The stakes are high. A sustained shift in the bond-stock relationship would unsettle trillions of dollars that are managed at risk parity funds, balanced mutual funds, and pension funds that follow the framework of 60/40 asset allocation. 

To be sure, the death of “60/40” has been pronounced before, only to be proved wrong or at least premature. Bloomberg’s model has climbed all but one year since the 2008 global financial crisis. Despite this year’s carnage, it’s also up 9%.

At Goldman Sachs, strategists including Christian Mueller-Glissmann said the growing dominance of technology shares means the S&P 500 has become a much-longer duration asset where the present value of future earnings is more sensitive to moves in interest rates. That means, rates volatility would spill over to equities, leading to a larger risk contribution from bonds to balanced portfolios. 

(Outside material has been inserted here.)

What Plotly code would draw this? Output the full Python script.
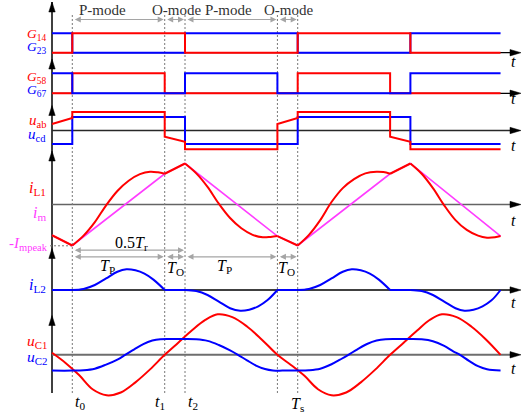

By Goldman’s calculation, a measure of 60/40 portfolios has dropped 4% in the past month. Only five times since 2000 has the gauge suffered a drawdown of 10% over a month, including the last one that occurred during the Covid outbreak.

The Goldman team advised investors to consider using options to hedge protection against potential losses. One recommended trade is to sell calls on the S&P 500 to buy puts on the iShares 20+ Year Treasury Bond ETF (ticker TLT) as a way to reduce the elevated duration and rate-shock risk embedded in those balanced portfolios.  

Over at BofA, strategists including Jared Woodard touted two trades in anticipation of a secular rise in interest rates. One favors fixed income that is valued on credit risk, such as high-yield corporate bonds and floating-rate loans, over those with high rate risk such as Treasuries. The second avoids mature equity leaders such as tech megacaps and buys new-economy innovators that can benefit most from automation and capital spending to blunt the effects of inflation.  

“For the longer term, even if a major ‘rates shock’ is unlikely, asset allocators may want to consider two big changes for a gradual trend higher in inflation and interest rates,” Woodard wrote in a client note. “For a steady rise in inflation, ‘buy tech, not just tech’ as higher wages spur more capex and productivity in other sectors.”